This ECJ judgment has provided authorities with leverage to achieve their social and economic goals. If many municipal authorities follow the Court’s ruling, then this movement might even lead to strenuous lobbying work against AirBnB and the long run result could be measures and penalties against illegal AirBnB practices.

Belgian regulatory framework on AirBnB

In regards to Brussels Capital Region’s property market, regional legislation provides for a list of strict requirements so that landlords can legally rent out their property through AirBnB. A building permit to convert a property’s destination from residential only into usage for tourist accommodation is, among other things, most of the time required. Unfortunately, such strict requirements are the reason why the EU Commission on 24 January 2019 started infringement proceedings against Belgium as those rules could be disproportionate and therefore incompatible with the Services Directive.

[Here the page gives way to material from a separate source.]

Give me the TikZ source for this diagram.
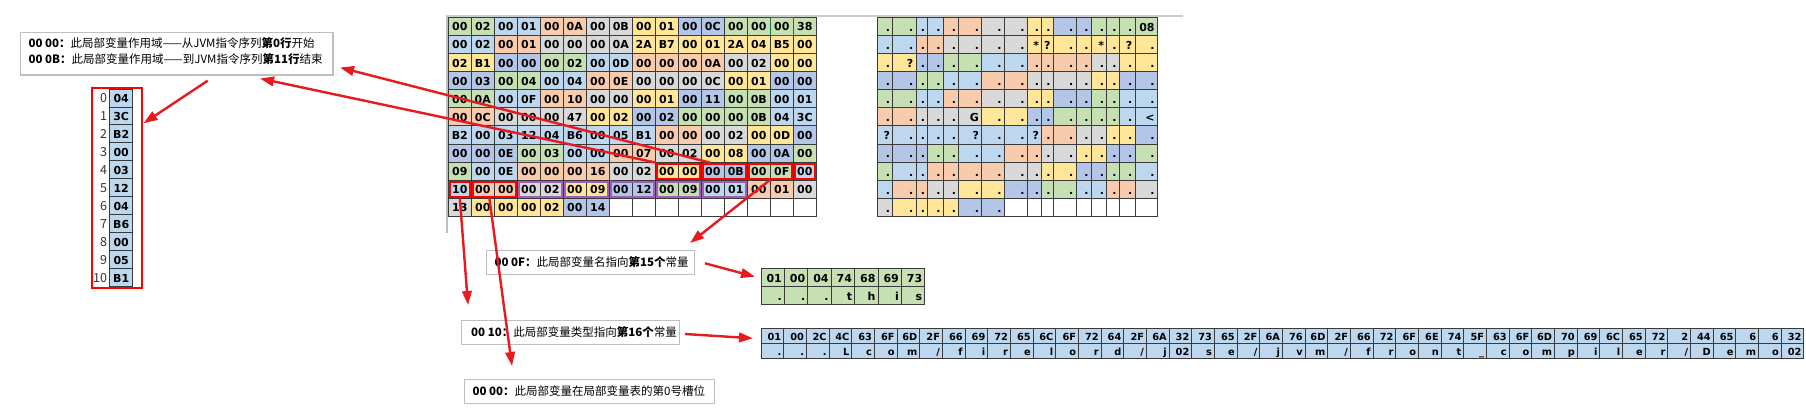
\documentclass[tikz,border=0pt]{standalone}
\usepackage{fontspec}
\setmainfont{DejaVu Sans}
\newfontfamily\cjk{Noto Sans CJK SC}
\usetikzlibrary{arrows.meta,fit,calc}
\definecolor{cG}{HTML}{C6E0B4}
\definecolor{cLB}{HTML}{BDD7EE}
\definecolor{cO}{HTML}{F8CBAD}
\definecolor{cGr}{HTML}{D9D9D9}
\definecolor{cY}{HTML}{FFE699}
\definecolor{cSB}{HTML}{B4C6E7}
\definecolor{cW}{HTML}{FFFFFF}
\definecolor{arrred}{HTML}{E8191F}
\definecolor{boxred}{HTML}{FF0000}
\definecolor{purp}{HTML}{9E5FB8}
\definecolor{gridline}{HTML}{3A3A3A}
\definecolor{tboxline}{HTML}{BFBFBF}
\definecolor{xlgreen}{HTML}{217346}
\tikzset{
  cellbox/.style={draw=gridline, line width=0.9pt, inner sep=0pt, outer sep=0pt, anchor=north west},
  hextxt/.style={font=\bfseries\fontsize{11}{12}\selectfont, anchor=base, inner sep=0pt},
  asctxt/.style={font=\bfseries\fontsize{11}{12}\selectfont, anchor=base east, inner sep=0pt},
  smalltxt/.style={font=\bfseries\fontsize{9.8}{11}\selectfont, anchor=base east, inner sep=0pt},
  numtxt/.style={font=\cjk\fontsize{12.5}{14}\selectfont, anchor=base east, inner sep=0pt, text=black!80},
  tbox/.style={draw=tboxline, line width=1.1pt, inner sep=0pt, outer sep=0pt, anchor=north west},
  cjktxt/.style={font=\cjk\fontsize{11.5}{13}\selectfont, anchor=west, inner sep=0pt},
  redarrow/.style={draw=arrred, line width=2.4pt, -{Triangle[length=14pt,width=9.5pt]}},
  hlred/.style={draw=boxred, line width=2pt, inner sep=-1.5pt},
  hlpurp/.style={draw=purp, line width=2pt, inner sep=-1.5pt},
}
\def\axs{{877.3,892.7,916,927.7,943.3,958.7,981.7,1004.3,1027.3,1041.7,1053.3,1076,1091.3,1106.7,1119.3,1135,1157.3}}
\newcommand\hexrow[2]{%
  \foreach \cc/\hv/\av [count=\i from 0] in {#2} {%
    \pgfmathsetmacro\hx{448.3+23*\i}%
    \pgfmathsetmacro\hy{17.3+18.1*#1}%
    \pgfmathsetmacro\axl{\axs[\i]}%
    \pgfmathsetmacro\axr{\axs[\i+1]}%
    \pgfmathsetmacro\aw{\axr-\axl}%
    \node[cellbox, fill=c\cc, minimum width=23pt, minimum height=18.1pt] (h#1-\i) at (\hx,\hy) {};
    \node[hextxt] (ht#1-\i) at (\hx+11.5,\hy+13.6) {\hv};
    \node[cellbox, fill=c\cc, minimum width=\aw pt, minimum height=18.1pt] (a#1-\i) at (\axl,\hy) {};
    \node[asctxt] (at#1-\i) at (\axr-2.5,\hy+14) {\av};
  }}
\begin{document}
\begin{tikzpicture}[x=1pt,y=-1pt]
\useasboundingbox (0,0) rectangle (1806,414);
\fill[white] (0,0) rectangle (1806,414);
% sheet lines
\draw[black!20, line width=2pt] (446,16.3) -- (1183,16.3);
\draw[black!25, line width=1.2pt] (447,16) -- (447,233);
% hex grid + ascii grid
\hexrow{0}{G/00/., G/02/., LB/00/., LB/01/., O/00/., O/0A/., Gr/00/., Gr/0B/., Y/00/., Y/01/., SB/00/., SB/0C/., G/00/., G/00/., G/00/., G/38/08}
\hexrow{1}{LB/00/., LB/02/., O/00/., O/01/., Gr/00/., Gr/00/., Gr/00/., Gr/0A/., Y/2A/*, Y/B7/?, Y/00/., Y/01/., Y/2A/*, Y/04/., Y/B5/?, Y/00/.}
\hexrow{2}{Y/02/., Y/B1/?, SB/00/., SB/00/., G/00/., G/02/., LB/00/., LB/0D/., O/00/., O/00/., O/00/., O/0A/., Gr/00/., Gr/02/., Y/00/., Y/00/.}
\hexrow{3}{SB/00/., SB/03/., G/00/., G/04/., LB/00/., LB/04/., O/00/., O/0E/., Gr/00/., Gr/00/., Gr/00/., Gr/0C/., Y/00/., Y/01/., SB/00/., SB/00/.}
\hexrow{4}{G/00/., G/0A/., LB/00/., LB/0F/., O/00/., O/10/., Gr/00/., Gr/00/., Y/00/., Y/01/., SB/00/., SB/11/., G/00/., G/0B/., LB/00/., LB/01/.}
\hexrow{5}{O/00/., O/0C/., Gr/00/., Gr/00/., Gr/00/., Gr/47/G, Y/00/., Y/02/., SB/00/., SB/02/., G/00/., G/00/., G/00/., G/0B/., LB/04/., LB/3C/<}
\hexrow{6}{LB/B2/?, LB/00/., LB/03/., LB/12/., LB/04/., LB/B6/?, LB/00/., LB/05/., LB/B1/?, O/00/., O/00/., Gr/00/., Gr/02/., Y/00/., Y/0D/., SB/00/.}
\hexrow{7}{SB/00/., SB/00/., SB/0E/., G/00/., G/03/., LB/00/., LB/00/., O/00/., O/07/., Gr/00/., Gr/02/., Y/00/., Y/08/., SB/00/., SB/0A/., G/00/.}
\hexrow{8}{G/09/., LB/00/., LB/0E/., O/00/., O/00/., O/00/., O/16/., Gr/00/., Gr/02/., Y/00/., Y/00/., SB/00/., SB/0B/., G/00/., G/0F/., LB/00/.}
\hexrow{9}{LB/10/., O/00/., O/00/., Gr/00/., Gr/02/., Y/00/., Y/09/., SB/00/., SB/12/., G/00/., G/09/., LB/00/., LB/01/., O/00/., O/01/., Gr/00/.}
\hexrow{10}{Gr/13/., Y/00/., Y/00/., Y/00/., Y/02/., SB/00/., SB/14/., W/{}/{}, W/{}/{}, W/{}/{}, W/{}/{}, W/{}/{}, W/{}/{}, W/{}/{}, W/{}/{}, W/{}/{}}
% excel selection
\node[draw=xlgreen, line width=1pt, inner sep=0pt, fit=(h0-14)] (sel) {};
% highlights
\node[hlred, fit=(h8-9)(h8-10)] (rA) {};
\node[hlred, fit=(h8-11)(h8-12)] (rB) {};
\node[hlred, fit=(h8-13)(h8-14)] (rC) {};
\node[hlred, fit=(h8-15)] (rD) {};
\node[hlred, fit=(h9-0)] (rE) {};
\node[hlred, fit=(h9-1)(h9-2)] (rF) {};
\node[hlpurp, fit=(h9-3)(h9-4)] (p1) {};
\node[hlpurp, fit=(h9-5)(h9-6)] (p2) {};
\node[hlpurp, fit=(h9-7)(h9-8)] (p3) {};
\node[hlpurp, fit=(h9-9)(h9-10)] (p4) {};
\node[hlpurp, fit=(h9-11)(h9-12)] (p5) {};
% index table
\foreach \v [count=\i from 0] in {04,3C,B2,00,03,12,04,B6,00,05,B1} {
  \node[cellbox, fill=cLB, minimum width=23pt, minimum height=17.97pt] (ix\i) at (109.7,89+17.97*\i) {};
  \node[hextxt] (ixt\i) at (121.2,89+17.97*\i+13.4) {\v};
  \node[numtxt] (ixn\i) at (107.3,89+17.97*\i+14) {\i};
}
\node[draw=boxred, line width=2pt, inner sep=0pt, outer sep=0pt, anchor=north west, minimum width=50.6pt, minimum height=200.6pt] (ixbox) at (91.7,87.7) {};
% text boxes
\node[tbox, minimum width=312.3pt, minimum height=42.7pt] (tb1) at (20.7,32.3) {};
\node[cjktxt] (t1a) at (28.3,43) {{\bfseries 00 00：}此局部变量作用域——从JVM指令序列{\bfseries 第0行}开始};
\node[cjktxt] (t1b) at (28.3,58.7) {{\bfseries 00 0B：}此局部变量作用域——到JVM指令序列{\bfseries 第11行}结束};
\node[tbox, minimum width=207.6pt, minimum height=23.6pt] (tb2) at (486.7,250.7) {};
\node[cjktxt] (t2) at (494.3,262.3) {{\bfseries 00 0F：}此局部变量名指向{\bfseries 第15个}常量};
\node[tbox, minimum width=217.6pt, minimum height=23.6pt] (tb3) at (461.7,320.7) {};
\node[cjktxt] (t3) at (471,332.5) {{\bfseries 00 10：}此局部变量类型指向{\bfseries 第16个}常量};
\node[tbox, minimum width=250pt, minimum height=24pt] (tb4) at (464.3,379.3) {};
\node[cjktxt] (t4) at (472.3,391.3) {{\bfseries 00 00：}此局部变量在局部变量表的第0号槽位};
% green constant table
\foreach \hv/\av [count=\i from 0] in {01/., 00/., 04/., 74/t, 68/h, 69/i, 73/s} {
  \pgfmathsetmacro\gx{761+23.4*\i}
  \node[cellbox, fill=cG, minimum width=23.4pt, minimum height=18pt] (g0-\i) at (\gx,268.3) {};
  \node[cellbox, fill=cG, minimum width=23.4pt, minimum height=18pt] (g1-\i) at (\gx,286.3) {};
  \node[asctxt] (gt0-\i) at (\gx+21,282.3) {\hv};
  \node[asctxt] (gt1-\i) at (\gx+21,300.3) {\av};
}
% blue constant table
\foreach \hv/\av [count=\i from 0] in {01/., 00/., 2C/., 4C/L, 63/c, 6F/o, 6D/m, 2F/{/}, 66/f, 69/i, 72/r, 65/e, 6C/l, 6F/o, 72/r, 64/d, 2F/{/}, 6A/j, 32/02, 73/s, 65/e, 2F/{/}, 6A/j, 76/v, 6D/m, 2F/{/}, 66/f, 72/r, 6F/o, 6E/n, 74/t, 5F/\_, 63/c, 6F/o, 6D/m, 70/p, 69/i, 6C/l, 65/e, 72/r, 2/{/}, 44/D, 65/e, 6/m, 6/o, 32/02} {
  \pgfmathsetmacro\bx{761+22.67*\i}
  \node[cellbox, fill=cLB, minimum width=22.67pt, minimum height=15pt] (b0-\i) at (\bx,328.5) {};
  \node[cellbox, fill=cLB, minimum width=22.67pt, minimum height=15pt] (b1-\i) at (\bx,343.5) {};
  \node[smalltxt] (bt0-\i) at (\bx+20.5,340) {\hv};
  \node[smalltxt] (bt1-\i) at (\bx+20.5,355) {\av};
}
% arrows
\coordinate (s1) at (207.7,80.7);
\coordinate (e1) at (143.5,123.3);
\coordinate (e2) at (340,67.5);
\coordinate (e3) at (260,78.5);
\coordinate (e4) at (690,243);
\coordinate (e5) at (468,305);
\coordinate (e6) at (512,366);
\coordinate (s7) at (705,263.3);
\coordinate (e7) at (755,276.7);
\coordinate (s8) at (685,334);
\coordinate (e8) at (753,338.3);
\draw[redarrow] (s1) -- (e1);
\draw[redarrow] ($(rB.north west)+(8,0)$) -- (e2);
\draw[redarrow] (rA.north west) -- (e3);
\draw[redarrow] (rC.south) -- (e4);
\draw[redarrow] (rE.south) -- (e5);
\draw[redarrow] ($(rF.south)+(-5,0)$) -- (e6);
\draw[redarrow] (s7) -- (e7);
\draw[redarrow] (s8) -- (e8);
\end{tikzpicture}
\end{document}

Apart from the latter, and thanks to this ECJ judgment, the alderman for Town Planning of the City of Brussels delightedly stated on 23 September 2020 that, although the City of Brussels must remain attractive for tourists, he still aspired to slow down illegal AirBnB rentals through effective administrative measures. He further hoped to structurally decrease long-term rental prices for approximately 1,000 properties so that properties on the long-term rental market would remain or become affordable for the average middle-class citizen.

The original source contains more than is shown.